Grace Abounding to the Chief of Sinners, or a brief Relation of the exceeding Mercy of God in Christ, to his poor Servant, John Bunyan(1666); a spiritual autobiography and homiletic narrative by John Bunyan (1628-88), relating his gradual awakening to religion. Lowry quotes from p.104 of Grace Abounding, minor inaccuracies arising because his direct source is not Bunyan but William James, The Varieties of Religious Experience [155], in a chapter appropriately entitled 'The Sick Soul' (Lowry's copy of James has this precise quotation marked off in pencil). The passage, reflecting Bunyan's worst moments of doubt and torment, anticipates Lowry's recurring images of dog and horse and neatly sums up the Consul's Faustian dilemma: his inability even to desire the salvation offered to him.

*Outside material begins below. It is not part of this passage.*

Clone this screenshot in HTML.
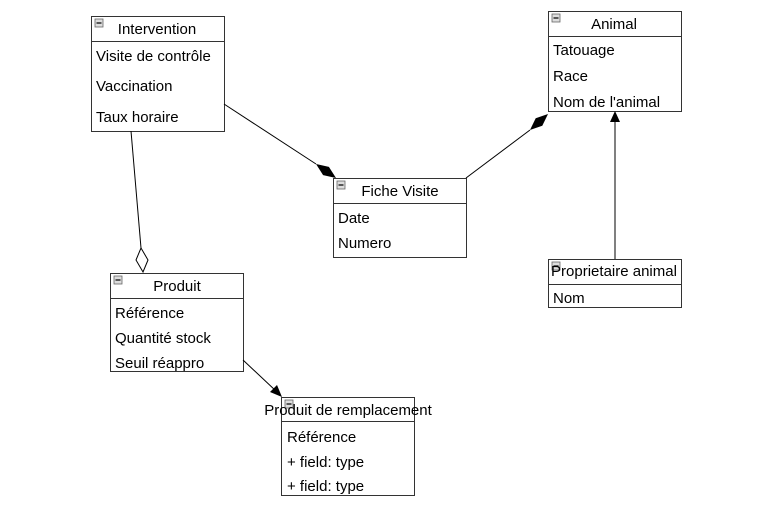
<!DOCTYPE html>
<html><head><meta charset="utf-8"><style>
html,body{margin:0;padding:0;background:#fff;}
svg text{font-family:"Liberation Sans",Arial,sans-serif;font-size:15px;fill:#000;}
</style></head><body>
<svg width="770" height="507" viewBox="0 0 770 507" xmlns="http://www.w3.org/2000/svg">
<defs>
<g id="mi"><rect x="0" y="0" width="8" height="8" fill="#ddd" stroke="#666" stroke-width="0.8"/><line x1="1.5" y1="4" x2="6.5" y2="4" stroke="#000" stroke-width="1.2"/></g>
</defs>
<g fill="#fff" stroke="#333" stroke-width="1">
<rect x="91.5" y="16.5" width="133" height="115"/>
<rect x="548.5" y="11.5" width="133" height="100"/>
<rect x="333.5" y="178.5" width="133" height="79"/>
<rect x="110.5" y="273.5" width="133" height="98"/>
<rect x="548.5" y="259.5" width="133" height="48"/>
<rect x="281.5" y="397.5" width="133" height="98"/>
</g>
<g stroke="#333" stroke-width="1">
<line x1="91" y1="41.5" x2="225" y2="41.5"/>
<line x1="548" y1="36.5" x2="682" y2="36.5"/>
<line x1="333" y1="203.5" x2="467" y2="203.5"/>
<line x1="110" y1="298.5" x2="244" y2="298.5"/>
<line x1="548" y1="284.5" x2="682" y2="284.5"/>
<line x1="281" y1="421.5" x2="415" y2="421.5"/>
</g>
<use href="#mi" x="95" y="19"/>
<use href="#mi" x="552" y="14"/>
<use href="#mi" x="337" y="181"/>
<use href="#mi" x="114" y="276"/>
<use href="#mi" x="552" y="262"/>
<use href="#mi" x="285" y="400"/>
<text x="157" y="34" text-anchor="middle">Intervention</text>
<text x="96" y="61">Visite de contrôle</text>
<text x="96" y="91">Vaccination</text>
<text x="96" y="122">Taux horaire</text>
<text x="614" y="29" text-anchor="middle">Animal</text>
<text x="553" y="55">Tatouage</text>
<text x="553" y="81">Race</text>
<text x="553" y="107">Nom de l'animal</text>
<text x="400" y="196" text-anchor="middle">Fiche Visite</text>
<text x="338" y="223">Date</text>
<text x="338" y="248">Numero</text>
<text x="177" y="291" text-anchor="middle">Produit</text>
<text x="115" y="318">Référence</text>
<text x="115" y="343">Quantité stock</text>
<text x="115" y="368">Seuil réappro</text>
<text x="614" y="276" text-anchor="middle">Proprietaire animal</text>
<text x="553" y="303">Nom</text>
<text x="348" y="415" text-anchor="middle">Produit de remplacement</text>
<text x="287" y="442">Référence</text>
<text x="287" y="467">+ field: type</text>
<text x="287" y="491">+ field: type</text>
<g stroke="#000" stroke-width="1" fill="none">
<line x1="224" y1="104" x2="316" y2="164"/>
<line x1="466" y1="178" x2="530" y2="130"/>
<line x1="131" y1="131" x2="141" y2="248"/>
<line x1="243" y1="360" x2="276" y2="391"/>
<line x1="615" y1="259" x2="615" y2="120"/>
</g>
<polygon points="336,178 323.1,175.1 316,164 328.9,166.9" fill="#000"/>
<polygon points="548,114 542.3,125.7 530,130 535.7,118.3" fill="#000"/>
<polygon points="143,272 148,260 141,248 136,260" fill="#fff" stroke="#000" stroke-width="1"/>
<polygon points="282,397 270,392 277,385" fill="#000"/>
<polygon points="615,111 610,122 620,122" fill="#000"/>
</svg>
</body></html>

Lowry at first attributed this ["E", UBC 27-6, n.p.] to Pilgrim's Progress. The toad anticipates the Consul's vision of himself and Yvonne in Tlaxcala, "happy as toads in a thunderstorm" [see #302.1].

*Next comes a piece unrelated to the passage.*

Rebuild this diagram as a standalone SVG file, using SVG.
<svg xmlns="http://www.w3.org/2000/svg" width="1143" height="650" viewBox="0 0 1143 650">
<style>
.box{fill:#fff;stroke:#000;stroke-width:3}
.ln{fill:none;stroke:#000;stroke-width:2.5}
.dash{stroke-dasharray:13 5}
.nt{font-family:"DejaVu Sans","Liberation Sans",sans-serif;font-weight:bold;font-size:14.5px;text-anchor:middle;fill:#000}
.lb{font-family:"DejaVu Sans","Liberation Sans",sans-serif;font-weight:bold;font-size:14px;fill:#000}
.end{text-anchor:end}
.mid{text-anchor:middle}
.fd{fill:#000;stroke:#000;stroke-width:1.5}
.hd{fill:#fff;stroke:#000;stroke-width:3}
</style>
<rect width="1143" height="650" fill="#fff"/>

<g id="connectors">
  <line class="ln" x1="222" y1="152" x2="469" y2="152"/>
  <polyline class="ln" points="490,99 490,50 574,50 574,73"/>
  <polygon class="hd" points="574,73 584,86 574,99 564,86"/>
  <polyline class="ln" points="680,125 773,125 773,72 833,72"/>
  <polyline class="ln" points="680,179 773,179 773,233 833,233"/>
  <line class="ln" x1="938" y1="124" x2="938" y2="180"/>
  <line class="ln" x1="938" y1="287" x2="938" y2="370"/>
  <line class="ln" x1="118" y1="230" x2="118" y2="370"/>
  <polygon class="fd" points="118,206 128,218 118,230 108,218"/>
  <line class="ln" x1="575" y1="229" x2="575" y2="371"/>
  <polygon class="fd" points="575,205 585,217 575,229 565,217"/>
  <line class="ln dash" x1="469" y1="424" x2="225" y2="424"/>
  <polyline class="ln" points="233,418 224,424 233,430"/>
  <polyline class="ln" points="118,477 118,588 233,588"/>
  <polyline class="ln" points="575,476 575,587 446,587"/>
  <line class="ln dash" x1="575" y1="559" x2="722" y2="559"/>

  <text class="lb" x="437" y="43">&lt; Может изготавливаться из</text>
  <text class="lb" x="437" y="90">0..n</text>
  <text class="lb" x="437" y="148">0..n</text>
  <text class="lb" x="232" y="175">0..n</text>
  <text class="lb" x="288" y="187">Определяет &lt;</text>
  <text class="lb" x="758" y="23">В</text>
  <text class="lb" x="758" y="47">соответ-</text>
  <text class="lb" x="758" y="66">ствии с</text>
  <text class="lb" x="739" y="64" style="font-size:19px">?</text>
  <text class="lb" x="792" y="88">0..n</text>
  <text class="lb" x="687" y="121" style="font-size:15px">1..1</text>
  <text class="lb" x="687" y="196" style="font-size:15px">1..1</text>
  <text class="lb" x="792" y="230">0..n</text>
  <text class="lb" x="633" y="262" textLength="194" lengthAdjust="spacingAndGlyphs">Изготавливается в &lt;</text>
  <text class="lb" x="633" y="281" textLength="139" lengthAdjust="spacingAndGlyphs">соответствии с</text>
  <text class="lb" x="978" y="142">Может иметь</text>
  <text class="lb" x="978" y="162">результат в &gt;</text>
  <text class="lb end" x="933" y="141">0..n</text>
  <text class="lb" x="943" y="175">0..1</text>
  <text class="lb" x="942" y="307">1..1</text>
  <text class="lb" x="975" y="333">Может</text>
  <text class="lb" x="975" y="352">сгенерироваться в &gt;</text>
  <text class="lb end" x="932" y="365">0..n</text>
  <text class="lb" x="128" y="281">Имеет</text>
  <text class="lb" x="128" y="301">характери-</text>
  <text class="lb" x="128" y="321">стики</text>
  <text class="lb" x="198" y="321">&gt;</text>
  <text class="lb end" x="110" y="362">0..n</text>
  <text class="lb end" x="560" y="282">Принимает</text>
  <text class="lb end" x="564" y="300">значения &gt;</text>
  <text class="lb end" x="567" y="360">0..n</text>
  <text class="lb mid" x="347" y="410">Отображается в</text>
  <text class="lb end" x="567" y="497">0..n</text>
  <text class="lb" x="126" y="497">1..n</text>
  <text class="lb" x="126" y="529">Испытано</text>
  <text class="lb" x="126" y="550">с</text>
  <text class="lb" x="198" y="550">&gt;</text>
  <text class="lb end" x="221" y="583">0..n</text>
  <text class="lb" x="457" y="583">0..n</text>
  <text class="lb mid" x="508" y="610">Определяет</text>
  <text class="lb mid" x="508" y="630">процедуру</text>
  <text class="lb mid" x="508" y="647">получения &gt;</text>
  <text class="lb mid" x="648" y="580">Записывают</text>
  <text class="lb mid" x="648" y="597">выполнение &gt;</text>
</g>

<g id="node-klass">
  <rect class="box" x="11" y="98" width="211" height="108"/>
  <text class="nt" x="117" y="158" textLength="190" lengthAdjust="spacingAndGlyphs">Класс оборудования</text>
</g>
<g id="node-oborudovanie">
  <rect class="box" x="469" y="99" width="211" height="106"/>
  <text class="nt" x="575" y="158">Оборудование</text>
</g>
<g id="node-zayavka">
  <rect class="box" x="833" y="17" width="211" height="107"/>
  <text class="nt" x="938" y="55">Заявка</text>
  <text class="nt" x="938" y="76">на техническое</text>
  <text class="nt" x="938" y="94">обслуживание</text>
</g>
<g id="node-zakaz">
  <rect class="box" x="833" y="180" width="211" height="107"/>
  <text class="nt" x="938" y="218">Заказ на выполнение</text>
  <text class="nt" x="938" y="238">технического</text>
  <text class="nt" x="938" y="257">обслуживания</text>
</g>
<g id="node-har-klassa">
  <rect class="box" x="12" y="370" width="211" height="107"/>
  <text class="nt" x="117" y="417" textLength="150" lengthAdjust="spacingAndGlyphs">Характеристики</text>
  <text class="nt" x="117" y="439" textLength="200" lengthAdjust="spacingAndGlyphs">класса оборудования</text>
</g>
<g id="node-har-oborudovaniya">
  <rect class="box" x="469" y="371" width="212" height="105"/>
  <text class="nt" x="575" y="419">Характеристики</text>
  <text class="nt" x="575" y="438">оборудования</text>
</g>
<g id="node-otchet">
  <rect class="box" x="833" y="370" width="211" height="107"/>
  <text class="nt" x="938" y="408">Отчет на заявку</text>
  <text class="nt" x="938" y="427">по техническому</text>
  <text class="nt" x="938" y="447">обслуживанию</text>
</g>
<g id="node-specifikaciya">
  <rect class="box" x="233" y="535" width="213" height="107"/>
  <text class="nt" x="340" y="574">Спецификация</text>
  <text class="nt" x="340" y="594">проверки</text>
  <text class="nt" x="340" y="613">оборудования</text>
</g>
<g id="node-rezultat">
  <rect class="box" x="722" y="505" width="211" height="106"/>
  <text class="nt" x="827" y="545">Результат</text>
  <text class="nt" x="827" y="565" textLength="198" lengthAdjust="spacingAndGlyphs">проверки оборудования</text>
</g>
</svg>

2.3 Wer immer strebend sich bemüht .... him we can save.

Faust

From the second part of Faust, by Johann Wolfgang von Goethe (1749-1832). Faust, a dramatic poem in two parts (the first published in 1808, the second in 1832), deals with the attempt by Mephistopheles to effect the ruination of Faust's soul. Disillusioned by the world and philosophy, Faust enters into a compact with Mephistopheles to become the latter's servant should he ever admit to being satisfied, and Part I concerns the attempts to satisfy Faust, culminating in the seduction of Margarete, her death, and her salvation.

Part II is complex and obscurely symbolic. The first portion concerns Faust's ardent pursuit of Helen of Troy and her final separation from him; the second portion shows the purified Faust pursuing the service of a man and, with the aid of Mephistopheles, reclaiming from the sea a stretch of submerged land. Finally, conscious of good work done, the now blind Faust calls upon the fleeting moment to stay and falls down dead. Hell tries to seize his soul, but angels bear it away.

These lines [2.11936-37], uttered by an angel bearing the immortal part of Faust upwards, epitomise the striving associated with the Faustian figures created by Goethe and Marlowe and imply that Lowry's Consul is not unworthy of their company. Lowry mentioned "the battering the human spirit takes (doubtless because it is overreaching itself) in its ascent towards its true purpose" ['LJC', 63] and suggests that there is "a hint of redemption for the poor old Consul at the end, who realizes that he is after all part of humanity" ['LJC', 85].